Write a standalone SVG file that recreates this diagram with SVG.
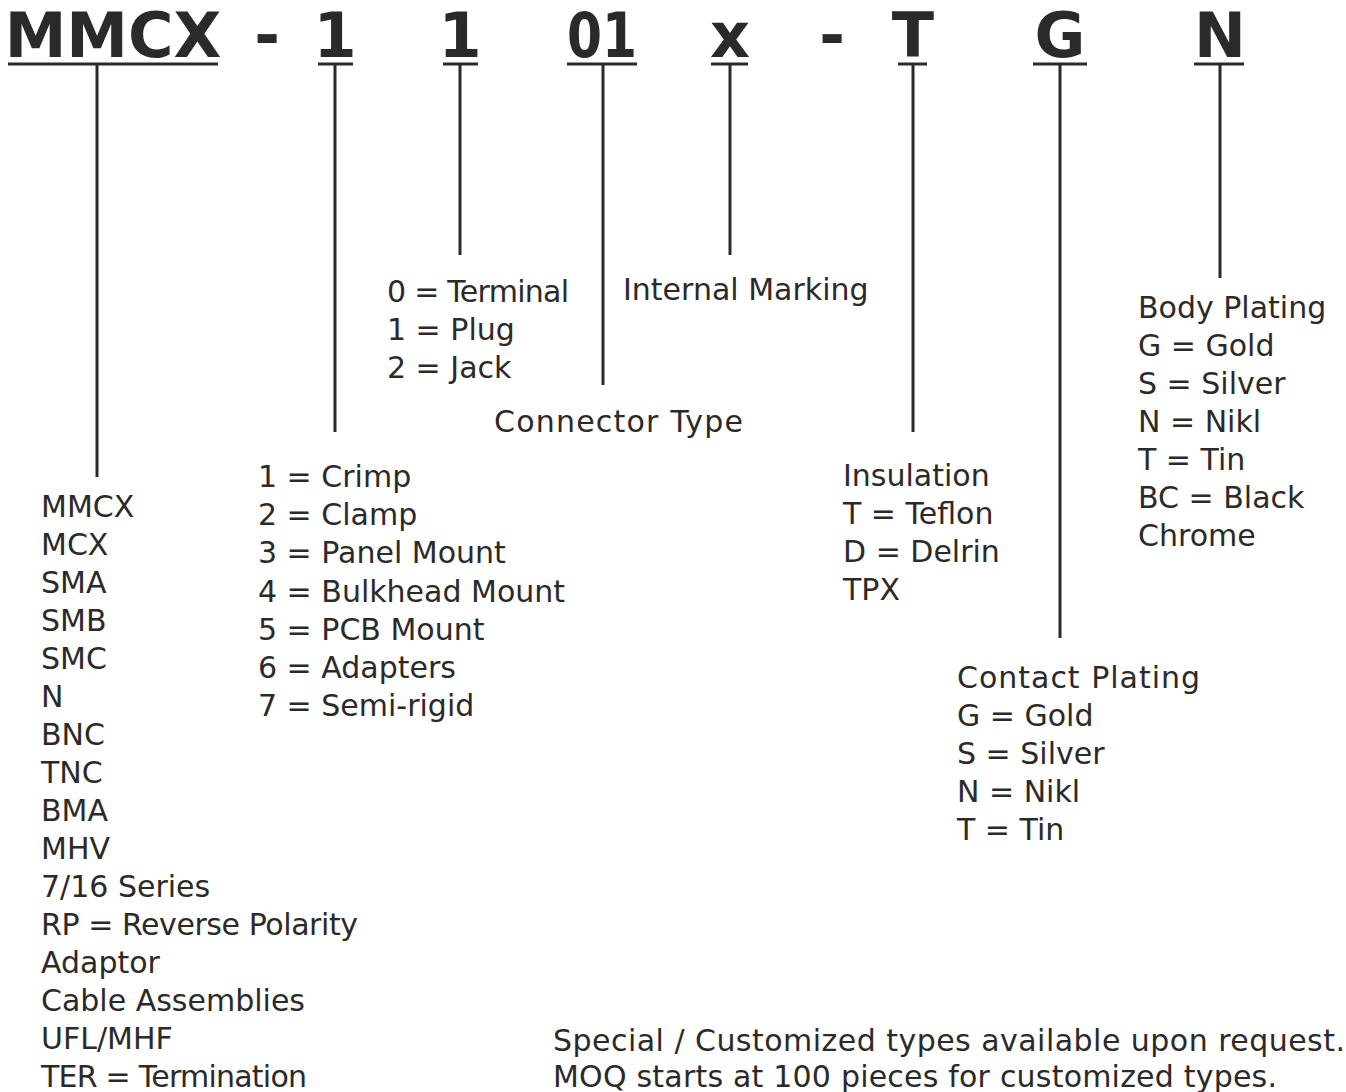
<svg xmlns="http://www.w3.org/2000/svg" width="1346" height="1092" viewBox="0 0 1346 1092">
<style>
.h{font-family:"DejaVu Sans","Liberation Sans",sans-serif;font-weight:bold;font-size:62px;fill:#2b2a29;text-anchor:middle}
.t{font-family:"DejaVu Sans","Liberation Sans",sans-serif;font-size:30px;fill:#2b2a29}
.ln{stroke:#2b2a29;stroke-width:3;fill:none}
</style>
<rect width="1346" height="1092" fill="#fff"/>
<g id="header">
<text class="h" x="113" y="57">MMCX</text>
<text class="h" x="267" y="57">-</text>
<text class="h" x="335" y="57">1</text>
<text class="h" x="460" y="57">1</text>
<text class="h" x="602" y="57" textLength="70" lengthAdjust="spacingAndGlyphs">01</text>
<text class="h" x="730" y="57">x</text>
<text class="h" x="832" y="57">-</text>
<text class="h" x="913" y="57">T</text>
<text class="h" x="1060" y="57">G</text>
<text class="h" x="1220" y="57">N</text>
</g>
<g id="connectors">
<line class="ln" x1="8" y1="64" x2="218" y2="64"/>
<line class="ln" x1="318" y1="64" x2="353" y2="64"/>
<line class="ln" x1="443" y1="64" x2="478" y2="64"/>
<line class="ln" x1="567" y1="64" x2="637" y2="64"/>
<line class="ln" x1="711" y1="64" x2="748" y2="64"/>
<line class="ln" x1="898" y1="64" x2="927" y2="64"/>
<line class="ln" x1="1033" y1="64" x2="1087" y2="64"/>
<line class="ln" x1="1194" y1="64" x2="1244" y2="64"/>
<line class="ln" x1="97" y1="64" x2="97" y2="477"/>
<line class="ln" x1="335" y1="64" x2="335" y2="432"/>
<line class="ln" x1="460" y1="64" x2="460" y2="255"/>
<line class="ln" x1="603" y1="64" x2="603" y2="385"/>
<line class="ln" x1="730" y1="64" x2="730" y2="255"/>
<line class="ln" x1="913" y1="64" x2="913" y2="432"/>
<line class="ln" x1="1060" y1="64" x2="1060" y2="638"/>
<line class="ln" x1="1220" y1="64" x2="1220" y2="278"/>
</g>
<g id="series">
<text class="t" x="41" y="517">MMCX</text>
<text class="t" x="41" y="555">MCX</text>
<text class="t" x="41" y="593">SMA</text>
<text class="t" x="41" y="631">SMB</text>
<text class="t" x="41" y="669">SMC</text>
<text class="t" x="41" y="707">N</text>
<text class="t" x="41" y="745">BNC</text>
<text class="t" x="41" y="783">TNC</text>
<text class="t" x="41" y="821">BMA</text>
<text class="t" x="41" y="859">MHV</text>
<text class="t" x="41" y="897">7/16 Series</text>
<text class="t" x="41" y="935" textLength="317">RP = Reverse Polarity</text>
<text class="t" x="41" y="973">Adaptor</text>
<text class="t" x="41" y="1011">Cable Assemblies</text>
<text class="t" x="41" y="1049">UFL/MHF</text>
<text class="t" x="41" y="1087" textLength="266">TER = Termination</text>
</g>
<g id="mount">
<text class="t" x="258" y="487">1 = Crimp</text>
<text class="t" x="258" y="525">2 = Clamp</text>
<text class="t" x="258" y="563">3 = Panel Mount</text>
<text class="t" x="258" y="602">4 = Bulkhead Mount</text>
<text class="t" x="258" y="640">5 = PCB Mount</text>
<text class="t" x="258" y="678">6 = Adapters</text>
<text class="t" x="258" y="716">7 = Semi-rigid</text>
</g>
<g id="gender">
<text class="t" x="387" y="302" textLength="182">0 = Terminal</text>
<text class="t" x="387" y="340">1 = Plug</text>
<text class="t" x="387" y="378">2 = Jack</text>
</g>
<g id="connector-type"><text class="t" x="494" y="432" textLength="249">Connector Type</text></g>
<g id="internal-marking"><text class="t" x="623" y="300">Internal Marking</text></g>
<g id="insulation">
<text class="t" x="843" y="486">Insulation</text>
<text class="t" x="843" y="524">T = Teflon</text>
<text class="t" x="843" y="562">D = Delrin</text>
<text class="t" x="843" y="600">TPX</text>
</g>
<g id="contact-plating">
<text class="t" x="957" y="688" textLength="243">Contact Plating</text>
<text class="t" x="957" y="726">G = Gold</text>
<text class="t" x="957" y="764">S = Silver</text>
<text class="t" x="957" y="802">N = Nikl</text>
<text class="t" x="957" y="840">T = Tin</text>
</g>
<g id="body-plating">
<text class="t" x="1138" y="318">Body Plating</text>
<text class="t" x="1138" y="356">G = Gold</text>
<text class="t" x="1138" y="394">S = Silver</text>
<text class="t" x="1138" y="432">N = Nikl</text>
<text class="t" x="1138" y="470">T = Tin</text>
<text class="t" x="1138" y="508">BC = Black</text>
<text class="t" x="1138" y="546">Chrome</text>
</g>
<g id="note">
<text class="t" x="553" y="1051" textLength="792">Special / Customized types available upon request.</text>
<text class="t" x="553" y="1087" textLength="724">MOQ starts at 100 pieces for customized types.</text>
</g>
</svg>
※ ※ ※
#### [WORK INSTRUCTIONS]
Except for the pictures, give all the material above again verbatim.

#### [OUTPUT OF THE EXERCISE]
Write a standalone SVG file that recreates this diagram with SVG.
<svg xmlns="http://www.w3.org/2000/svg" width="1346" height="1092" viewBox="0 0 1346 1092">
<style>
.h{font-family:"DejaVu Sans","Liberation Sans",sans-serif;font-weight:bold;font-size:62px;fill:#2b2a29;text-anchor:middle}
.t{font-family:"DejaVu Sans","Liberation Sans",sans-serif;font-size:30px;fill:#2b2a29}
.ln{stroke:#2b2a29;stroke-width:3;fill:none}
</style>
<rect width="1346" height="1092" fill="#fff"/>
<g id="header">
<text class="h" x="113" y="57">MMCX</text>
<text class="h" x="267" y="57">-</text>
<text class="h" x="335" y="57">1</text>
<text class="h" x="460" y="57">1</text>
<text class="h" x="602" y="57" textLength="70" lengthAdjust="spacingAndGlyphs">01</text>
<text class="h" x="730" y="57">x</text>
<text class="h" x="832" y="57">-</text>
<text class="h" x="913" y="57">T</text>
<text class="h" x="1060" y="57">G</text>
<text class="h" x="1220" y="57">N</text>
</g>
<g id="connectors">
<line class="ln" x1="8" y1="64" x2="218" y2="64"/>
<line class="ln" x1="318" y1="64" x2="353" y2="64"/>
<line class="ln" x1="443" y1="64" x2="478" y2="64"/>
<line class="ln" x1="567" y1="64" x2="637" y2="64"/>
<line class="ln" x1="711" y1="64" x2="748" y2="64"/>
<line class="ln" x1="898" y1="64" x2="927" y2="64"/>
<line class="ln" x1="1033" y1="64" x2="1087" y2="64"/>
<line class="ln" x1="1194" y1="64" x2="1244" y2="64"/>
<line class="ln" x1="97" y1="64" x2="97" y2="477"/>
<line class="ln" x1="335" y1="64" x2="335" y2="432"/>
<line class="ln" x1="460" y1="64" x2="460" y2="255"/>
<line class="ln" x1="603" y1="64" x2="603" y2="385"/>
<line class="ln" x1="730" y1="64" x2="730" y2="255"/>
<line class="ln" x1="913" y1="64" x2="913" y2="432"/>
<line class="ln" x1="1060" y1="64" x2="1060" y2="638"/>
<line class="ln" x1="1220" y1="64" x2="1220" y2="278"/>
</g>
<g id="series">
<text class="t" x="41" y="517">MMCX</text>
<text class="t" x="41" y="555">MCX</text>
<text class="t" x="41" y="593">SMA</text>
<text class="t" x="41" y="631">SMB</text>
<text class="t" x="41" y="669">SMC</text>
<text class="t" x="41" y="707">N</text>
<text class="t" x="41" y="745">BNC</text>
<text class="t" x="41" y="783">TNC</text>
<text class="t" x="41" y="821">BMA</text>
<text class="t" x="41" y="859">MHV</text>
<text class="t" x="41" y="897">7/16 Series</text>
<text class="t" x="41" y="935" textLength="317">RP = Reverse Polarity</text>
<text class="t" x="41" y="973">Adaptor</text>
<text class="t" x="41" y="1011">Cable Assemblies</text>
<text class="t" x="41" y="1049">UFL/MHF</text>
<text class="t" x="41" y="1087" textLength="266">TER = Termination</text>
</g>
<g id="mount">
<text class="t" x="258" y="487">1 = Crimp</text>
<text class="t" x="258" y="525">2 = Clamp</text>
<text class="t" x="258" y="563">3 = Panel Mount</text>
<text class="t" x="258" y="602">4 = Bulkhead Mount</text>
<text class="t" x="258" y="640">5 = PCB Mount</text>
<text class="t" x="258" y="678">6 = Adapters</text>
<text class="t" x="258" y="716">7 = Semi-rigid</text>
</g>
<g id="gender">
<text class="t" x="387" y="302" textLength="182">0 = Terminal</text>
<text class="t" x="387" y="340">1 = Plug</text>
<text class="t" x="387" y="378">2 = Jack</text>
</g>
<g id="connector-type"><text class="t" x="494" y="432" textLength="249">Connector Type</text></g>
<g id="internal-marking"><text class="t" x="623" y="300">Internal Marking</text></g>
<g id="insulation">
<text class="t" x="843" y="486">Insulation</text>
<text class="t" x="843" y="524">T = Teflon</text>
<text class="t" x="843" y="562">D = Delrin</text>
<text class="t" x="843" y="600">TPX</text>
</g>
<g id="contact-plating">
<text class="t" x="957" y="688" textLength="243">Contact Plating</text>
<text class="t" x="957" y="726">G = Gold</text>
<text class="t" x="957" y="764">S = Silver</text>
<text class="t" x="957" y="802">N = Nikl</text>
<text class="t" x="957" y="840">T = Tin</text>
</g>
<g id="body-plating">
<text class="t" x="1138" y="318">Body Plating</text>
<text class="t" x="1138" y="356">G = Gold</text>
<text class="t" x="1138" y="394">S = Silver</text>
<text class="t" x="1138" y="432">N = Nikl</text>
<text class="t" x="1138" y="470">T = Tin</text>
<text class="t" x="1138" y="508">BC = Black</text>
<text class="t" x="1138" y="546">Chrome</text>
</g>
<g id="note">
<text class="t" x="553" y="1051" textLength="792">Special / Customized types available upon request.</text>
<text class="t" x="553" y="1087" textLength="724">MOQ starts at 100 pieces for customized types.</text>
</g>
</svg>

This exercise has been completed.